Ketiga, sikap pasif bahkan resistensi pemda (kabupaten/kota) turut jadi faktor negatif signifikan dalam fase persiapan. Terhitung 11 bulan pertama lahirnya UU Desa, banyak pemda menunjukkan penolakan dengan cara tidak mengambil inisiatif bermakna. Perubahan sikap baru tampak sebulan belakangan ketika skema ”kesatuan administratif pemerintahan” diadopsi dalam Perpres No 11/2014 sehingga kabupaten/kota yang tadinya ditakutkan jadi the missing-link dalam susunan pemerintahan dan konstruksi perwilayahan kini kembali rekat. Puluhan tahun desa jadi alas kaki kekuasaan dan subordinat administrasi pemda, perubahan struktural yang diusung UU No 6/2014 membuat sebagian penguasa lokal tersebut seolah gegar budaya.

Tidak heran, hingga hari ini kita jarang mendengar persiapan mereka berkenaan alokasi dana desa (ADD) dan bagi hasil pajak/retribusi daerah (PDRD) dalam APBD. Padahal, nominal ADD agregat nasional sesungguhnya jauh lebih besar daripada DD: 2015 ini diperkirakan berjumlah Rp 33,4 triliun plus PDRD Rp 2,1 triliun. Lebih jauh, beralasan tak ada regulasi/petunjuk pusat, pemda tak tampak serius menyosialisasi/mentransfer pengetahuan soal kebijakan baru tersebut, apalagi memfasilitasi program penguatan kapasitas aparat desa dalam kerangka tata kelola pemerintahan modern (anggaran, administrasi, dll), padahal desa (apalagi desa adat) sebagai street level bureaucracy yang selama ini memang kurang familiar.

Catatan akhir

Jargon revolusi desa terbilang jauh lebih kompleks dibandingkan kebijakan otonomi daerah yang pada masa permulaan butuh masa transisi hampir dua tahun (1999-2001) kini masuk fase pembuktian awal. Kita tahu, secara substansi ataupun kerangka persiapan, yang ada di atas meja hari ini bukanlah capaian terbaik dan optimal sesuai mandat UU No 6/2014.

Dengan pilihan skema ”berbagi kerja” mengurus desa, Presiden perlu lebih asertif memimpin perubahan agar antarkementerian dan antar-rezim kerja (rezim keuangan, rezim sektoral, rezim administrasi) tak lagi justru ”berebut peran”. Simpul koordinasi kebijakan yang berada di Kemenko Pembangunan Manusia dan Kebudayaan serta Kemenko Politik, Hukum, dan Keamanan mesti lebih gesit membangun kerja sama lintas instansi/ portofolio terkait, menghindari blunder. Paket permendagri yang terbit belum lama ini, khususnya permendagri terkait pedoman pembangunan, contoh masih belum jelasnya terjemahan skema ”berbagi kerja” lantaran masuk ke domain urusan Kementerian Desa, PDT, dan Transmigrasi.

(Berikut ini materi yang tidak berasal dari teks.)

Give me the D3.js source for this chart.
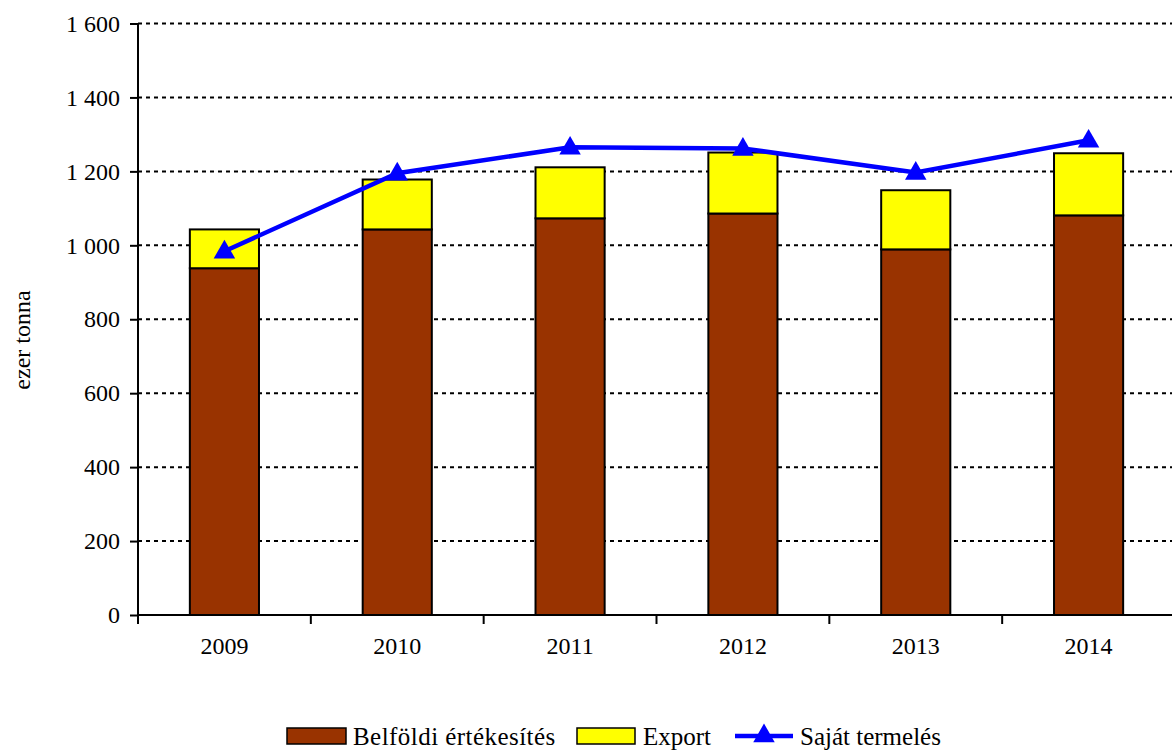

Pada akhirnya, semua desain kebijakan dan persiapan implementasi di level nasional dan daerah akan diuji di laboratorium desa itu sendiri. Fokus perhatian lanjut mesti bergeser ke 74.045 desa yang beragam karakter dan tingkat perkembangannya. Sudah setahun ini kita seolah memunggungi desa, bahkan mengeksploitasinya, dan Jakarta sibuk sendiri berebut peran. Kini saatnya haluan diputar drastis dan bekerja dari dalam desa itu sendiri.